Most hunters, especially those who over the years have spent a lot of time in the outdoors, have seen one or two unusual things in the fields and woods.
It could be a brown/white deer, which is called a piebald, a buck with severely twisted and unusual antlers or any other outdoor mutant creature. For me, it was a woodchuck with horns, or what I call a “buck chuck.” How could I tell? Here’s the story.
This sighting occurred 40-plus years ago while woodchuck hunting the rolling fields and orchards of Columbia County on a hot, humid July afternoon. As I peeked over one of the grassy hills, there, with its back to me, was a woodchuck down on all fours, feeding on the grass. He was about 20 feet from the hole to his den on the edge of a woodlot and about 100 yards from me, a bit too far for my Savage .22-caliber rifle.
I slowly crawled through the grass, trying to cut the distance to him. I stopped at about 50 yards. You may have noticed that I referred to this woodchuck as him, that’s because when I whistled loudly, he stood up, and that is when I saw his horns. Surprised, I lifted my head off the stock of my rifle and peered over my scope to be sure of what I saw. That was a mistake because he covered the distance to his hole in seconds and disappeared.
This was a trophy worth waiting for, and I assumed it was like other chucks and would come out after a while, which he did. But all I could see were the white tips of the horns. They soon disappeared, and he never came out. With nothing to lose, I walked up to the hole and about six feet from it, I noticed a small sapling that looked like someone had taken a pocket knife and scraped it. It was where he had been rubbing his horns. I returned to this same field frequently for the rest of that summer and even a few times the next year, but I never saw him again.
Over the years, I’ve continued to hunt woodchucks, despite the fact that their population has significantly decreased, which I assumed is due to predators and new chemicals used by landowners who don’t want chuck holes in the fields. In spite of the decline of their numbers, I find time to hunt them every year, but I’ve had to change my methods.
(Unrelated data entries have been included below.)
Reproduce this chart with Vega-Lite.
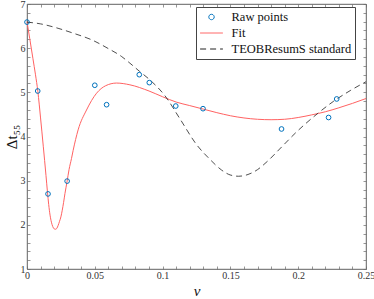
{
  "$schema": "https://vega.github.io/schema/vega-lite/v6.json",
  "width": 339,
  "height": 265,
  "autosize": "none",
  "padding": {"left": 27, "top": 4, "right": 8, "bottom": 30},
  "config": {
    "font": "Liberation Serif, Times New Roman, DejaVu Serif, serif",
    "view": {"stroke": "#6a6a6a", "strokeWidth": 0.7},
    "axis": {
      "domainColor": "#6a6a6a",
      "domainWidth": 0.7,
      "tickColor": "#6a6a6a",
      "tickWidth": 0.7,
      "tickSize": -3,
      "grid": false,
      "labelFont": "Liberation Serif, Times New Roman, DejaVu Serif, serif",
      "labelFontSize": 10,
      "labelColor": "#333333",
      "labelFlush": false,
      "labelOverlap": false,
      "titleFont": "Liberation Serif, Times New Roman, DejaVu Serif, serif",
      "titleFontWeight": "normal",
      "titleColor": "#111111"
    }
  },
  "datasets": {
    "points": [
      {"nu": 0.0, "dt": 6.59},
      {"nu": 0.0079, "dt": 5.03},
      {"nu": 0.0155, "dt": 2.70},
      {"nu": 0.0296, "dt": 2.99},
      {"nu": 0.050, "dt": 5.16},
      {"nu": 0.0587, "dt": 4.72},
      {"nu": 0.0828, "dt": 5.40},
      {"nu": 0.0902, "dt": 5.22},
      {"nu": 0.1097, "dt": 4.69},
      {"nu": 0.1298, "dt": 4.63},
      {"nu": 0.1877, "dt": 4.17},
      {"nu": 0.2224, "dt": 4.43},
      {"nu": 0.2284, "dt": 4.85}
    ],
    "fit": [
      {"nu": 0.0, "dt": 6.6},
      {"nu": 0.002, "dt": 6.22},
      {"nu": 0.0044, "dt": 5.76},
      {"nu": 0.0062, "dt": 5.41},
      {"nu": 0.008, "dt": 5.02},
      {"nu": 0.010, "dt": 4.42},
      {"nu": 0.012, "dt": 3.78},
      {"nu": 0.014, "dt": 3.12},
      {"nu": 0.0151, "dt": 2.74},
      {"nu": 0.016, "dt": 2.46},
      {"nu": 0.017, "dt": 2.22},
      {"nu": 0.018, "dt": 2.06},
      {"nu": 0.019, "dt": 1.96},
      {"nu": 0.020, "dt": 1.91},
      {"nu": 0.021, "dt": 1.90},
      {"nu": 0.022, "dt": 1.92},
      {"nu": 0.023, "dt": 1.99},
      {"nu": 0.024, "dt": 2.08},
      {"nu": 0.025, "dt": 2.18},
      {"nu": 0.026, "dt": 2.33},
      {"nu": 0.027, "dt": 2.51},
      {"nu": 0.028, "dt": 2.71},
      {"nu": 0.0296, "dt": 2.99},
      {"nu": 0.031, "dt": 3.25},
      {"nu": 0.0328, "dt": 3.5},
      {"nu": 0.034, "dt": 3.68},
      {"nu": 0.0377, "dt": 4.15},
      {"nu": 0.0439, "dt": 4.6},
      {"nu": 0.0513, "dt": 4.98},
      {"nu": 0.058, "dt": 5.15},
      {"nu": 0.066, "dt": 5.21},
      {"nu": 0.0759, "dt": 5.17},
      {"nu": 0.09, "dt": 5.03},
      {"nu": 0.10, "dt": 4.9},
      {"nu": 0.11, "dt": 4.78},
      {"nu": 0.12, "dt": 4.70},
      {"nu": 0.13, "dt": 4.62},
      {"nu": 0.14, "dt": 4.54},
      {"nu": 0.15, "dt": 4.47},
      {"nu": 0.16, "dt": 4.42},
      {"nu": 0.17, "dt": 4.39},
      {"nu": 0.18, "dt": 4.38},
      {"nu": 0.19, "dt": 4.39},
      {"nu": 0.20, "dt": 4.43},
      {"nu": 0.21, "dt": 4.49},
      {"nu": 0.22, "dt": 4.56},
      {"nu": 0.23, "dt": 4.65},
      {"nu": 0.24, "dt": 4.75},
      {"nu": 0.25, "dt": 4.86}
    ],
    "teob": [
      {"nu": 0.0, "dt": 6.59},
      {"nu": 0.01, "dt": 6.55},
      {"nu": 0.0229, "dt": 6.45},
      {"nu": 0.035, "dt": 6.33},
      {"nu": 0.0476, "dt": 6.19},
      {"nu": 0.06, "dt": 5.99},
      {"nu": 0.0698, "dt": 5.81},
      {"nu": 0.0759, "dt": 5.66},
      {"nu": 0.0828, "dt": 5.48},
      {"nu": 0.0907, "dt": 5.28},
      {"nu": 0.1018, "dt": 4.92},
      {"nu": 0.1128, "dt": 4.40},
      {"nu": 0.1252, "dt": 3.81},
      {"nu": 0.135, "dt": 3.48},
      {"nu": 0.1435, "dt": 3.24},
      {"nu": 0.1498, "dt": 3.13},
      {"nu": 0.156, "dt": 3.10},
      {"nu": 0.163, "dt": 3.14},
      {"nu": 0.170, "dt": 3.25},
      {"nu": 0.177, "dt": 3.43},
      {"nu": 0.188, "dt": 3.77},
      {"nu": 0.199, "dt": 4.11},
      {"nu": 0.2139, "dt": 4.51},
      {"nu": 0.2262, "dt": 4.8},
      {"nu": 0.2384, "dt": 5.04},
      {"nu": 0.25, "dt": 5.24}
    ]
  },
  "layer": [
    {
      "data": {"name": "fit"},
      "mark": {"type": "line", "strokeWidth": 1, "interpolate": "monotone"},
      "encoding": {
        "x": {
          "field": "nu", "type": "quantitative",
          "scale": {"domain": [0, 0.25], "nice": false, "zero": false},
          "axis": {
            "orient": "bottom",
            "values": [0,0.01,0.02,0.03,0.04,0.05,0.06,0.07,0.08,0.09,0.1,0.11,0.12,0.13,0.14,0.15,0.16,0.17,0.18,0.19,0.2,0.21,0.22,0.23,0.24,0.25],
            "labelExpr": "round(datum.value*100) % 5 == 0 ? format(datum.value, '~g') : ''",
            "labelPadding": 4.5,
            "title": "ν",
            "titleFontSize": 15,
            "titleFontStyle": "italic",
            "titlePadding": 3
          }
        },
        "y": {
          "field": "dt", "type": "quantitative",
          "scale": {"domain": [1, 7], "nice": false, "zero": false},
          "axis": {
            "orient": "left",
            "values": [1,1.2,1.4,1.6,1.8,2,2.2,2.4,2.6,2.8,3,3.2,3.4,3.6,3.8,4,4.2,4.4,4.6,4.8,5,5.2,5.4,5.6,5.8,6,6.2,6.4,6.6,6.8,7],
            "labelExpr": "round(datum.value*5) % 5 == 0 ? format(datum.value, 'd') : ''",
            "labelPadding": 5,
            "title": "Δt₅₅",
            "titleFontSize": 15,
            "titlePadding": 1
          }
        },
        "color": {
          "datum": "Fit", "type": "nominal",
          "scale": {"domain": ["Raw points", "Fit", "TEOBResumS standard"], "range": ["#0072bd", "#ff6262", "#222222"]},
          "legend": {
            "title": null,
            "orient": "none",
            "legendX": 169,
            "legendY": 3,
            "strokeColor": "#444444",
            "fillColor": "#ffffff",
            "padding": 3.5,
            "labelFont": "Liberation Serif, Times New Roman, DejaVu Serif, serif",
            "labelFontSize": 12.5,
            "labelColor": "#111111",
            "labelOffset": 13.5,
            "rowPadding": 3,
            "symbolSize": 144,
            "symbolOffset": 5.5,
            "symbolStrokeWidth": 1,
            "symbolType": {"expr": "datum.value === 'Raw points' ? 'M0.45,0A0.45,0.45,0,1,1,-0.45,0A0.45,0.45,0,1,1,0.45,0Z' : 'M-1.9,0H1.9'"},
            "symbolDash": {"expr": "datum.value === 'TEOBResumS standard' ? [6, 4] : [1, 0]"}
          }
        }
      }
    },
    {
      "data": {"name": "teob"},
      "mark": {"type": "line", "strokeWidth": 0.8, "strokeDash": [6, 4], "interpolate": "monotone"},
      "encoding": {
        "x": {
          "field": "nu", "type": "quantitative",
          "scale": {"domain": [0, 0.25], "nice": false, "zero": false},
          "axis": {
            "orient": "top",
            "values": [0,0.01,0.02,0.03,0.04,0.05,0.06,0.07,0.08,0.09,0.1,0.11,0.12,0.13,0.14,0.15,0.16,0.17,0.18,0.19,0.2,0.21,0.22,0.23,0.24,0.25],
            "labels": false,
            "title": null
          }
        },
        "y": {
          "field": "dt", "type": "quantitative",
          "scale": {"domain": [1, 7], "nice": false, "zero": false},
          "axis": {
            "orient": "right",
            "values": [1,1.2,1.4,1.6,1.8,2,2.2,2.4,2.6,2.8,3,3.2,3.4,3.6,3.8,4,4.2,4.4,4.6,4.8,5,5.2,5.4,5.6,5.8,6,6.2,6.4,6.6,6.8,7],
            "labels": false,
            "title": null
          }
        },
        "color": {"datum": "TEOBResumS standard", "type": "nominal"}
      }
    },
    {
      "data": {"name": "points"},
      "mark": {"type": "point", "shape": "circle", "filled": false, "size": 22, "strokeWidth": 1, "opacity": 1},
      "encoding": {
        "x": {"field": "nu", "type": "quantitative", "axis": null},
        "y": {"field": "dt", "type": "quantitative", "axis": null},
        "color": {"datum": "Raw points", "type": "nominal"}
      }
    }
  ],
  "resolve": {"axis": {"x": "independent", "y": "independent"}}
}
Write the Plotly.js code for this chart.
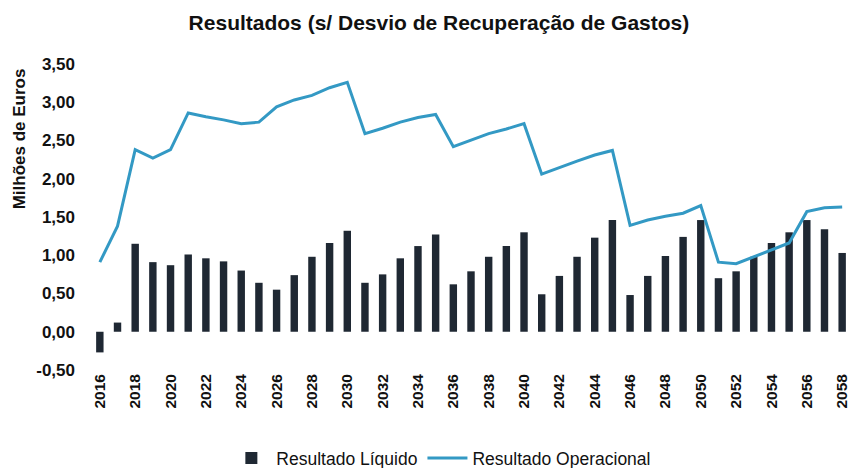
<!DOCTYPE html>
<html>
<head>
<meta charset="utf-8">
<script src="https://cdn.plot.ly/plotly-3.0.1.min.js"></script>
<style>html,body{margin:0;padding:0;background:#fff;}#chart{width:854px;height:468px;}</style>
</head>
<body>
<div id="chart"></div>
<script>
const years = [2016,2017,2018,2019,2020,2021,2022,2023,2024,2025,2026,2027,2028,2029,2030,2031,2032,2033,2034,2035,2036,2037,2038,2039,2040,2041,2042,2043,2044,2045,2046,2047,2048,2049,2050,2051,2052,2053,2054,2055,2056,2057,2058];
const resultadoLiquido = [-0.27,0.12,1.15,0.91,0.87,1.01,0.96,0.92,0.80,0.64,0.55,0.74,0.98,1.16,1.32,0.64,0.75,0.96,1.12,1.27,0.62,0.79,0.98,1.12,1.30,0.49,0.73,0.98,1.23,1.46,0.48,0.73,0.99,1.24,1.46,0.70,0.79,0.98,1.16,1.30,1.46,1.34,1.03];
const resultadoOperacional = [0.91,1.38,2.38,2.27,2.38,2.86,2.81,2.77,2.72,2.74,2.94,3.03,3.09,3.19,3.26,2.59,2.66,2.74,2.80,2.84,2.42,2.51,2.59,2.65,2.72,2.06,2.15,2.23,2.31,2.37,1.39,1.46,1.51,1.55,1.65,0.91,0.89,0.98,1.07,1.16,1.57,1.62,1.63];
const yTickVals = [-0.5,0,0.5,1,1.5,2,2.5,3,3.5];
const yTickText = ['-0,50','0,00','0,50','1,00','1,50','2,00','2,50','3,00','3,50'];
const seriesNames = ['Resultado Líquido','Resultado Operacional'];
const titleText = 'Resultados (s/ Desvio de Recuperação de Gastos)';
const yTitleText = 'Milhões de Euros';

const font = 'Liberation Sans, Arial, sans-serif';
const data = [
  {type:'bar', x:years, y:resultadoLiquido, name:seriesNames[0], marker:{color:'#1f2833'}},
  {type:'scatter', mode:'lines', x:years, y:resultadoOperacional, name:seriesNames[1], line:{color:'#3399c4', width:3}}
];
const layout = {
  width:854, height:468,
  margin:{l:91, r:3, t:64, b:98, autoexpand:false},
  paper_bgcolor:'#fff', plot_bgcolor:'#fff',
  bargap:0.58,
  showlegend:true,
  font:{family:font, color:'#111'},
  title:{text:'<b>'+titleText+'</b>', x:0.514, xanchor:'center', y:0.951, yanchor:'middle', font:{size:21, family:font, color:'#111'}},
  xaxis:{range:[2015.5,2058.5], automargin:false, tickmode:'array', tickvals:years.filter(y=>y%2===0), ticktext:years.filter(y=>y%2===0).map(y=>'<b>'+y+'</b>'), tickangle:-90, showgrid:false, zeroline:false, showline:false, ticks:'', tickfont:{size:15.5, family:font, color:'#111'}},
  yaxis:{range:[-0.5,3.5], automargin:false, tickmode:'array', tickvals:yTickVals, ticktext:yTickText.map(t=>'<b>'+t+'</b>'), showgrid:false, zeroline:false, showline:false, ticks:'', ticklabelstandoff:15, tickfont:{size:17, family:font, color:'#111'}},
  legend:{orientation:'h', yref:'container', x:0.461, xanchor:'center', y:0.021, yanchor:'middle', font:{size:17.5, family:font, color:'#111'}, traceorder:'normal', itemwidth:40},
  annotations:[{text:'<b>'+yTitleText+'</b>', xref:'paper', yref:'paper', x:-0.093, y:0.755, xanchor:'center', yanchor:'middle', textangle:-90, showarrow:false, font:{size:17, family:font, color:'#111'}}]
};
Plotly.newPlot('chart', data, layout, {displayModeBar:false, staticPlot:true});
</script>
</body>
</html>
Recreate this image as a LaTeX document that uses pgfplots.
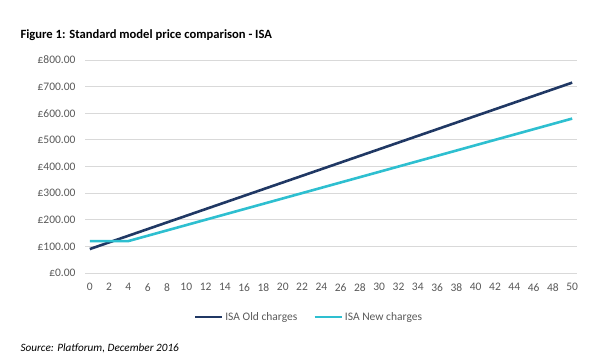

Rather than sneaking and peeking the fields and wood edges, I ride the back roads of Saratoga and Washington counties, glassing the fields. I have a few fields that I have permission to chuck hunt, and when I spot one or more chucks on property where I don’t have permission to hunt, I knock on doors. Not so surprisingly, because of the destruction that these marmots can do to a field, I get the permission, and quite often, the landowners will tell me other locations of chucks on their property.
Now, every time I go chucking, I’m thinking about that buck chuck from years past. Obviously, that was a once-in-a-lifetime encounter, or so I thought for the past four decades. Early one morning last May, while glassing a field edge of a cattle farm I goose hunt in, I spotted a chuck feeding. I slowly glassed the area to locate his hole which I found about 40 yards from the edge of the woods. It was the perfect setup. I could sneak through the woods and get close enough for a good shot with my borrowed Savage .22-magnum and take my first woodchuck of the year.
Being familiar with those woods, I was able to follow a path that got me within about 75 yards from the field, then sneak up to the edge for the shot. Everything worked perfectly, and when I peeked out into the field, the chuck was still there and unaware of my presence. Slowly, I raised the Savage and peered through the scope when off to my right, I heard the loud shrill alarm whistle of another woodchuck. You can imagine how I felt when there, no more than 30 yards from me, was a buck chuck, staring right at me. I only saw him for a second before he disappeared, but he definitely had horns.
For days, I sat in those woods awaiting his return, but the only shots I got were with a trail camera I left near his hole. I did get to shoot that borrowed gun and took three chucks from that field this year. And by the way, Dave, I’ll bring your gun back shortly.
THE TRUTH
I actually have been hunting woodchucks on several occasions this year and the incident above was all true with the one exception, the woodchuck (buck chuck) with horns.
The idea for the buck chuck story came to me last April at the annual New York State 4H Shooting Sports Banquet & Auction in Lake George. One of the auction items was a buck chuck, the creation of a taxidermist who took a woodchuck and added a pair of antlers from a spike horn to its head. This buck chuck created some good bidding competition at the show, and I believe that the executives from the Savage Arms were the lucky winners. I thought then a little fiction would add a little humor to my annual woodchuck hunting article.
As for the photograph, I used an actual photo I had taken several years ago of a sitting woodchuck in the Saratoga Spa State Park and had my computer-savy 16-year-old grandson photoshop the horns into the photo.
Get out, find some woodchucks and make a landowner happy. It’s really a good way to keep your shooting eye sharp for the regular hunting season.